There's no denying that there were in the East European revolutionary movements of the late nineteenth and early twentieth centuries anarchists who happened to be Jewish.
I say "who happened to be Jewish" advisedly. For these individuals, deracinated from Judaism, and as contemptuous of notions of Jewish particularism as Gopnik is of American "exceptionalism", were classic examples of what Isaac Deutscher famously characterised in 1958 as "The non-Jewish Jew". Socialist Rosa Luxembourg was an exemplar of their outlook, declaring in 1916:
"Why do you come to me with your particular Jewish sorrows? I feel equally close to the wretched victims of the rubber plantations in Putumayo, or to the Negroes in Africa .... ...I have no separate corner in my heart for the ghetto: I feel at home in the entire world wherever there are clouds and birds and human tears."To such people Judaism, like religion in general, was atavistic and irrational.
And if a few of them sought to kill, their targets were authoritarian rulers, not members of the general public, much less innocents en masse.
Contrast that outlook with the Islamocentric, proselytising, jihadist one of Gopnik's "Muslim extremists".
Now to the assertion that there was no "Jewish problem" in France. Of course there was not. The Jews of France, as elsewhere in Europe, did not seek to impose their religion on other people. They did not threaten the lives of other inhabitants of France or of any other country. They had demonstrated to Napoleon's satisfaction that their beliefs and practices were compatible with modernity, and accordingly that they deserved to be citizens of the Republic.
Questioned regarding a number of key issues upon which their right to emancipation rested (such as whether they practised polygamy and whether they felt loyalty to France and their fellow countrymen), they easily demonstrated that they merited emancipation, on equal terms with their non-Jewish compatriots.

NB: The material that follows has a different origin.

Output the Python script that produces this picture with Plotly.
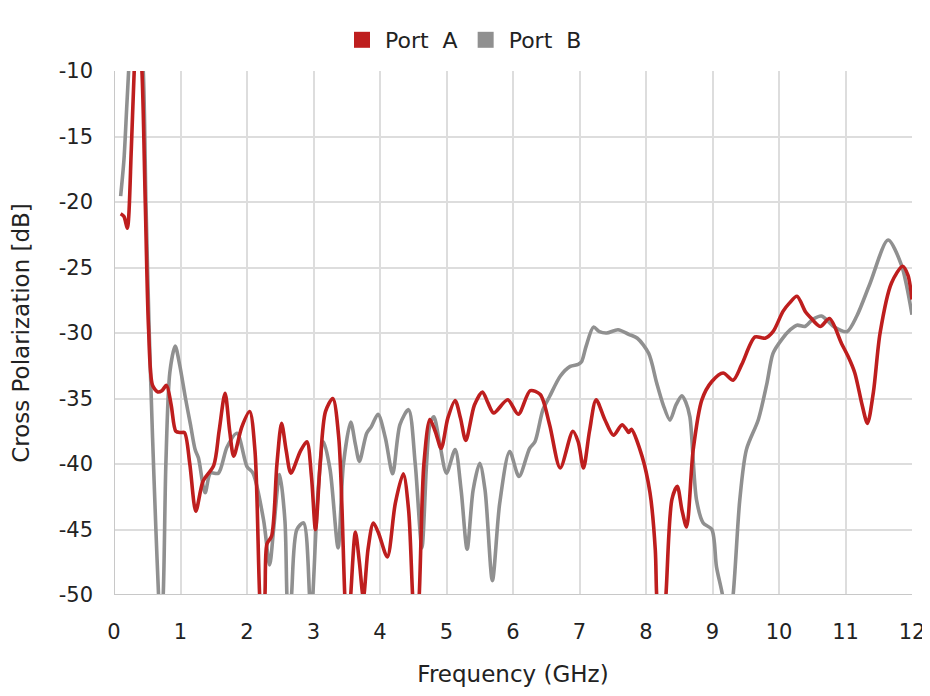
import plotly.graph_objects as go

freq_a = [0.10, 0.15, 0.20, 0.26, 0.30, 0.34, 0.38, 0.42, 0.47, 0.52, 0.58, 0.66, 0.72, 0.79, 0.86, 0.93,
          1.00, 1.06, 1.14, 1.23, 1.34, 1.50, 1.58, 1.67, 1.74, 1.80, 1.92, 2.04, 2.12, 2.19, 2.23, 2.27,
          2.30, 2.37, 2.45, 2.52, 2.59, 2.66, 2.80, 2.90, 2.97, 3.03, 3.10, 3.18, 3.29, 3.38, 3.47, 3.51,
          3.56, 3.63, 3.69, 3.75, 3.82, 3.90, 3.98, 4.11, 4.23, 4.35, 4.43, 4.49, 4.54, 4.59, 4.66, 4.75,
          4.83, 4.92, 5.02, 5.13, 5.21, 5.29, 5.42, 5.54, 5.62, 5.71, 5.92, 6.08, 6.26, 6.41, 6.55, 6.71,
          6.90, 6.98, 7.06, 7.15, 7.25, 7.38, 7.51, 7.64, 7.71, 7.74, 7.78, 7.94, 8.06, 8.14, 8.16, 8.23,
          8.30, 8.39, 8.47, 8.54, 8.61, 8.71, 8.84, 8.99, 9.16, 9.31, 9.44, 9.64, 9.79, 9.91, 10.06, 10.16,
          10.27, 10.40, 10.47, 10.62, 10.76, 10.94, 11.04, 11.14, 11.25, 11.33, 11.42, 11.52, 11.69, 11.86,
          11.94, 12.00]
port_a = [-20.9, -21.1, -22.0, -16.0, -10.5, -7.0, -7.5, -10.0, -20.0, -29.7, -34.0, -34.5, -34.4, -34.0, -35.5, -37.5,
          -37.6, -37.6, -40.0, -43.6, -41.3, -40.1, -37.5, -34.6, -37.5, -39.4, -37.2, -36.0, -39.0, -50.0, -53.0, -50.0,
          -46.1, -45.5, -40.0, -36.9, -39.0, -40.7, -39.05, -38.3, -41.0, -45.0, -40.0, -36.0, -35.0, -38.0, -50.0, -54.0,
          -50.0, -45.2, -47.5, -50.2, -46.5, -44.5, -45.3, -47.1, -43.0, -40.75, -43.5, -50.0, -54.0, -50.0, -40.0, -36.6,
          -37.5, -38.8, -36.5, -35.15, -36.5, -38.2, -35.5, -34.5, -35.3, -36.1, -35.1, -36.2, -34.4, -34.7, -37.0, -40.3,
          -37.5, -38.3, -40.3, -37.5, -35.1, -36.6, -37.8, -37.0, -37.4, -37.6, -37.35, -39.4, -42.2, -46.6, -50.0, -55.0,
          -50.0, -42.7, -41.7, -43.5, -44.8, -38.9, -35.1, -33.7, -33.05, -33.6, -32.4, -30.3, -30.4, -29.9, -28.35, -27.7,
          -27.2, -28.4, -28.8, -29.5, -28.9, -30.8, -31.8, -33.05, -35.5, -36.9, -34.5, -30.0, -26.2, -24.9,
          -25.6, -27.45]

freq_b = [0.10, 0.15, 0.19, 0.22, 0.26, 0.32, 0.38, 0.44, 0.48, 0.53, 0.58, 0.63, 0.67, 0.70, 0.74, 0.78,
          0.84, 0.92, 0.99, 1.07, 1.15, 1.22, 1.27, 1.37, 1.45, 1.57, 1.70, 1.85, 2.00, 2.09, 2.25, 2.34,
          2.40, 2.49, 2.57, 2.60, 2.63, 2.67, 2.75, 2.85, 2.94, 2.96, 2.99, 3.07, 3.15, 3.25, 3.37, 3.45,
          3.56, 3.63, 3.69, 3.80, 3.87, 3.97, 4.08, 4.19, 4.30, 4.43, 4.53, 4.63, 4.70, 4.75, 4.81, 4.90,
          5.00, 5.13, 5.22, 5.31, 5.40, 5.50, 5.58, 5.69, 5.80, 5.95, 6.09, 6.25, 6.33, 6.45, 6.55, 6.71,
          6.86, 6.98, 7.03, 7.10, 7.21, 7.30, 7.41, 7.58, 7.74, 7.87, 8.04, 8.16, 8.26, 8.36, 8.45, 8.54,
          8.60, 8.66, 8.76, 8.86, 8.99, 9.06, 9.15, 9.23, 9.31, 9.41, 9.51, 9.69, 9.82, 9.91, 10.04, 10.17,
          10.27, 10.39, 10.51, 10.64, 10.82, 11.02, 11.17, 11.37, 11.64, 11.84, 12.00]
port_b = [-19.55, -16.75, -12.9, -10.0, -6.0, -4.0, -6.0, -10.0, -20.0, -30.0, -38.0, -45.0, -50.0, -53.0, -50.0, -40.0,
          -33.0, -31.0, -32.5, -34.85, -37.0, -38.9, -39.55, -42.2, -40.7, -40.7, -38.7, -37.65, -40.2, -40.7, -44.3, -47.7,
          -45.0, -40.8, -44.3, -50.0, -53.0, -50.0, -45.0, -44.5, -50.0, -52.0, -50.0, -42.0, -38.3, -40.45, -46.4, -40.0,
          -36.8, -38.5, -39.8, -37.65, -37.15, -36.2, -38.0, -40.75, -37.0, -35.85, -40.0, -46.4, -40.0, -37.0, -36.4, -38.5,
          -40.7, -38.9, -42.0, -46.5, -42.0, -39.95, -42.0, -48.9, -43.0, -39.05, -40.95, -38.8, -38.3, -35.85, -34.85, -33.3,
          -32.55, -32.4, -32.2, -31.0, -29.55, -29.9, -30.0, -29.75, -30.1, -30.4, -31.55, -33.8, -35.5, -36.65, -35.5, -34.8,
          -35.3, -36.4, -42.75, -44.5, -45.0, -47.85, -50.0, -53.0, -50.0, -42.75, -38.9, -36.6, -33.8, -31.55, -30.5, -29.75,
          -29.4, -29.5, -28.95, -28.7, -29.5, -29.9, -28.7, -26.2, -22.9, -24.8, -28.6]

series_names = ["Port  A", "Port  B"]
x_ticks = list(range(0, 13))
y_ticks = [-10, -15, -20, -25, -30, -35, -40, -45, -50]
y_ticktext = ["-10", "-15", "-20", "-25", "-30", "-35", "-40", "-45", "-50"]

RED = "#BE1E1E"
GRAY = "#909090"
FONT = "DejaVu Sans"

# the page body has an 8px margin, so the figure is sized/placed to compensate
W, H = 922, 688

fig = go.Figure()
fig.add_trace(go.Scatter(x=freq_b, y=port_b, mode="lines", name=series_names[1],
                         line=dict(color=GRAY, width=3.6, shape="spline", smoothing=0.8),
                         showlegend=False))
fig.add_trace(go.Scatter(x=freq_a, y=port_a, mode="lines", name=series_names[0],
                         line=dict(color=RED, width=3.6, shape="spline", smoothing=0.8),
                         showlegend=False))
for name, col in [(series_names[0], RED), (series_names[1], GRAY)]:
    fig.add_trace(go.Scatter(x=[None], y=[None], mode="markers", name=name,
                             marker=dict(symbol="square", size=23, color=col)))

fig.update_layout(
    width=W, height=H,
    margin=dict(l=106, r=18, t=63, b=101, autoexpand=False),
    paper_bgcolor="white", plot_bgcolor="white",
    font=dict(family=FONT, size=18, color="#222"),
    legend=dict(orientation="h", xref="container", yref="container",
                x=455 / W, xanchor="center", y=1 - 32 / H, yanchor="middle",
                font=dict(size=22, color="#222"), itemwidth=36, tracegroupgap=0),
)
fig.update_xaxes(range=[0, 12], tickvals=x_ticks, showgrid=True, gridcolor="#DDDDDD", gridwidth=1.5,
                 zeroline=False, showline=False, ticks="", tickfont=dict(size=21), automargin=False,
                 ticklabelstandoff=22,
                 title=dict(text="Frequency (GHz)", font=dict(size=23), standoff=22))
fig.update_yaxes(range=[-50, -10], tickvals=y_ticks, ticktext=y_ticktext, showgrid=True,
                 gridcolor="#DDDDDD", gridwidth=1.5, zeroline=False, showline=False, ticks="",
                 tickfont=dict(size=21), automargin=False, ticklabelstandoff=20,
                 title=dict(text="Cross Polarization [dB]", font=dict(size=23), standoff=22))
fig.update_layout(shapes=[
    dict(type="line", xref="x", yref="paper", x0=0, x1=0, y0=0, y1=1, line=dict(color="#C8C8C8", width=2)),
    dict(type="line", xref="paper", yref="y", x0=0, x1=1, y0=-50, y1=-50, line=dict(color="#C8C8C8", width=2)),
])

fig.write_html("out.html")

Let's be honest. If the kinds of questions that Napoleon asked the Jews were posed today to Muslims in France, it's doubtful whether their attachment to the ideals of the Republic, to modernity, would be as consensual, and thus as overwhelmingly persuasive.
Observes Gopnik, stating the obvious:
"If we accept the Enlightenment values of tolerance, coexistence and mutual pursuit of material happiness, things in the long run work out."It's convincing everyone to accept "Enlightenment values" that's the problem.